President Barack Obama said in March this year (2009) that he would like to increase the length of a school day and a school year to help the American kids compete in the world. Last year too, he had mentioned in his speech that the American children need to compete with the Indian and Chinese kids. The Education secretary, Arne Duncan, echoed his views – “You’re competing for jobs with kids from India and China. I think schools should be open six, seven days a week; 11, 12 months a year.”

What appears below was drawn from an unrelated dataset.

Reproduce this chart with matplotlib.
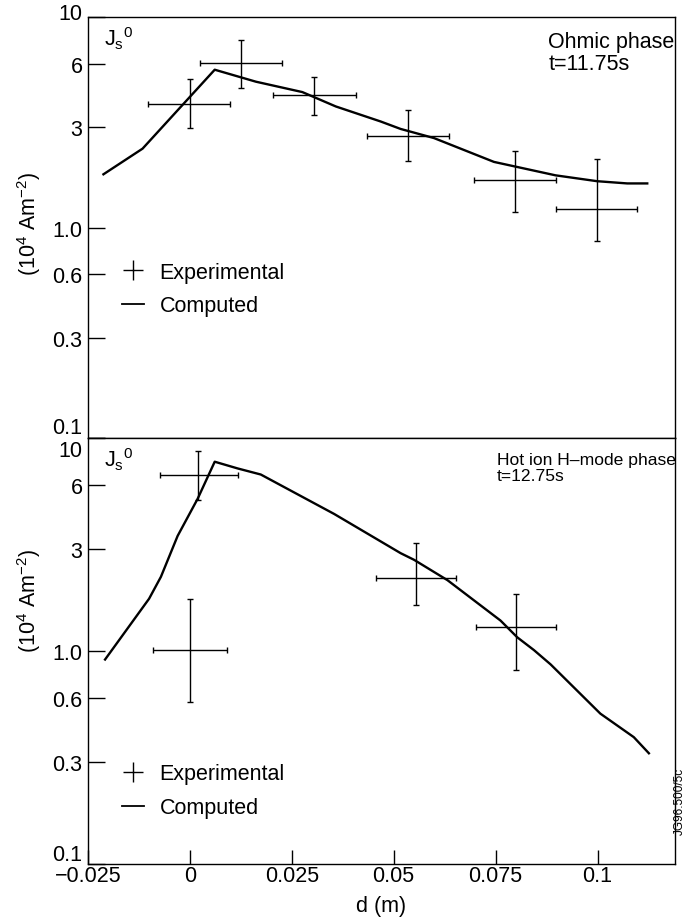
import matplotlib
matplotlib.use("Agg")
import matplotlib.pyplot as plt
from matplotlib.lines import Line2D
from matplotlib.transforms import ScaledTranslation
from matplotlib import font_manager
import numpy as np

plt.rcParams['font.family'] = ['Liberation Sans', 'DejaVu Sans']
plt.rcParams['mathtext.default'] = 'regular'

# ---------------- data ----------------
# Ohmic phase t=11.75 s
top_exp_x = [0.0, 0.0125, 0.0305, 0.0535, 0.0797, 0.0998]
top_exp_y = [3.86, 6.03, 4.24, 2.73, 1.68, 1.22]
top_exp_ylo = [2.97, 4.59, 3.43, 2.08, 1.19, 0.865]
top_exp_yhi = [5.05, 7.81, 5.21, 3.60, 2.32, 2.11]
top_exp_xlo = [-0.0102, 0.0025, 0.0205, 0.0435, 0.0697, 0.0897]
top_exp_xhi = [0.0099, 0.0225, 0.0407, 0.0635, 0.0897, 0.1097]

top_comp_x = [-0.0212, -0.0116, 0.0061, 0.0162, 0.0276, 0.0358, 0.0468,
              0.0517, 0.0599, 0.0746, 0.0897, 0.0999, 0.1073, 0.1122]
top_comp_y = [1.79, 2.37, 5.62, 4.93, 4.40, 3.76, 3.19,
              2.94, 2.66, 2.05, 1.77, 1.66, 1.62, 1.62]

# Hot ion H-mode phase t=12.75 s
bot_exp_x = [0.002, 0.0, 0.0554, 0.080]
bot_exp_y = [6.68, 1.01, 2.21, 1.30]
bot_exp_ylo = [5.10, 0.578, 1.65, 0.81]
bot_exp_yhi = [8.71, 1.75, 3.22, 1.86]
bot_exp_xlo = [-0.0074, -0.0091, 0.0456, 0.0703]
bot_exp_xhi = [0.0118, 0.0092, 0.0652, 0.0899]

bot_comp_x = [-0.0208, -0.0100, -0.0071, -0.0030, 0.0019, 0.0061, 0.0117,
              0.0174, 0.0354, 0.0517, 0.0550, 0.0632, 0.0762, 0.0803,
              0.0844, 0.0885, 0.1007, 0.1089, 0.1126]
bot_comp_y = [0.912, 1.76, 2.23, 3.47, 5.18, 7.74, 7.20,
              6.74, 4.40, 2.88, 2.68, 2.15, 1.39, 1.16,
              1.01, 0.865, 0.508, 0.394, 0.331]

x_ticks = [-0.025, 0, 0.025, 0.05, 0.075, 0.1]
x_ticklabels = ['\u22120.025', '0', '0.025', '0.05', '0.075', '0.1']
y_ticks = [0.1, 0.3, 0.6, 1.0, 3, 6, 10]
y_ticklabels = ['0.1', '0.3', '0.6', '1.0', '3', '6', '10']

FS = 15.5

# narrow face for the long panel title, if available
try:
    font_manager.findfont('Liberation Sans Narrow', fallback_to_default=False)
    HOT_FAMILY, HOT_FS = ['Liberation Sans Narrow', 'DejaVu Sans'], 14.5
except Exception:
    HOT_FAMILY, HOT_FS = ['Liberation Sans', 'DejaVu Sans'], 12.6

fig = plt.figure(figsize=(6.87, 9.2), dpi=100)
ax1 = fig.add_axes([0.128, 0.5228, 0.8545, 0.4576])
ax2 = fig.add_axes([0.128, 0.0598, 0.8545, 0.4630])


def shift_label(ax, idx, dy_px):
    fig.canvas.draw()
    lab = ax.yaxis.get_major_ticks()[idx].label1
    lab.set_transform(lab.get_transform() +
                      ScaledTranslation(0, dy_px / 100.0, fig.dpi_scale_trans))


def draw(ax, ex, ey, eylo, eyhi, exlo, exhi, cx, cy):
    ex = np.array(ex); ey = np.array(ey)
    yerr = [ey - np.array(eylo), np.array(eyhi) - ey]
    xerr = [ex - np.array(exlo), np.array(exhi) - ex]
    ax.errorbar(ex, ey, xerr=xerr, yerr=yerr, fmt='none', ecolor='black',
                elinewidth=1.0, capsize=2.5, capthick=1.0)
    ax.plot(cx, cy, color='black', lw=1.7)
    ax.set_yscale('log')
    ax.set_xlim(-0.025, 0.119)
    ax.set_ylim(0.1, 10)
    ax.set_yticks(y_ticks)
    ax.set_yticklabels(y_ticklabels)
    ax.yaxis.set_minor_locator(matplotlib.ticker.NullLocator())
    ax.tick_params(axis='y', direction='in', length=12, width=1,
                   labelsize=FS, pad=4)
    for s in ax.spines.values():
        s.set_linewidth(1.0)
    ax.set_ylabel('(10$^4$ Am$^{-2}$)', fontsize=FS)
    ax.text(0.027, 0.982, 'J$_s$$^0$', transform=ax.transAxes,
            fontsize=FS, va='top', ha='left')
    handles = [Line2D([], [], color='black', marker='+', markersize=15,
                      markeredgewidth=1.0, linestyle='none'),
               Line2D([], [], color='black', lw=1.3)]
    return handles


h = draw(ax1, top_exp_x, top_exp_y, top_exp_ylo, top_exp_yhi,
         top_exp_xlo, top_exp_xhi, top_comp_x, top_comp_y)
ax1.set_xticks(x_ticks)
ax1.tick_params(axis='x', length=0, labelbottom=False)
ax1.yaxis.set_label_coords(-0.077, 0.51)
ax1.text(0.784, 0.968, 'Ohmic phase\nt=11.75s', transform=ax1.transAxes,
         fontsize=FS, va='top', ha='left', linespacing=1.1)
ax1.legend(h, ['Experimental', 'Computed'], loc='center left',
           bbox_to_anchor=(0.058, 0.354), frameon=False, fontsize=FS,
           handlelength=1.0, handletextpad=0.75, labelspacing=0.6,
           borderpad=0, borderaxespad=0)

h = draw(ax2, bot_exp_x, bot_exp_y, bot_exp_ylo, bot_exp_yhi,
         bot_exp_xlo, bot_exp_xhi, bot_comp_x, bot_comp_y)
ax2.set_xticks(x_ticks)
ax2.set_xticklabels(x_ticklabels)
ax2.tick_params(axis='x', direction='in', length=10, width=1,
                labelsize=FS, pad=1)
ax2.yaxis.set_label_coords(-0.077, 0.62)
ax2.set_xlabel('d (m)', fontsize=FS, labelpad=6)
ax2.text(0.697, 0.968, 'Hot ion H\u2013mode phase\nt=12.75s',
         transform=ax2.transAxes, fontsize=HOT_FS, family=HOT_FAMILY,
         va='top', ha='left', linespacing=1.1)
ax2.legend(h, ['Experimental', 'Computed'], loc='center left',
           bbox_to_anchor=(0.058, 0.172), frameon=False, fontsize=FS,
           handlelength=1.0, handletextpad=0.75, labelspacing=0.6,
           borderpad=0, borderaxespad=0)

# offsets of the extreme tick labels, as in the reference
shift_label(ax1, 6, 6)     # top "10"
shift_label(ax1, 0, 13)    # top "0.1"
shift_label(ax2, 6, -10)   # bottom "10"
shift_label(ax2, 0, 12)    # bottom "0.1"

fig.text(0.990, 0.092, 'JG96.500/5c', rotation=90, fontsize=8.5,
         ha='center', va='bottom')

fig.savefig('out.png', dpi=100)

Are Obama and Duncan right in thinking that the American children need to be more competitive? In a word, yes. Definitely. But what about them believing that increasing the length of a school day and year would lead to the children studying more and being competitive? Again, in a word, doomed. This proposal, I think, is based on the assumption that the more time you spend at school, the more you study (or spend on academic activities). But is it necessarily true? No, it is not. While it’s true that the result of an activity is a function of the time spent on that activity, including studying, it’s a misconception that children would study more if they stay at school longer.
In the past, studies have been conducted with children in advanced countries across the world and it has been found that Singapore children score the highest on standardized tests though they spend lesser time in school than American children. India and China were not included in those studies so data is not available for Indian and Chinese students.
What increases competitiveness is competition. And the fear of competition, failure, and not getting where you want to be. The American children have always had it easy. All physical amenities from the day they are born. There is nothing to aim higher for. If you already have a house and a car, other things are pretty much way cheap. If you have a stable job, you can easily keep paying installments on the car and the mortgage payments on the house. There is a small fraction of very talented people who start up companies, help grow businesses, and in the process create lots of jobs, which are available to the rest of the population. When the children know that they are going to have everything easily, there is nothing to go after, and hence, there is no will or necessity to be competitive.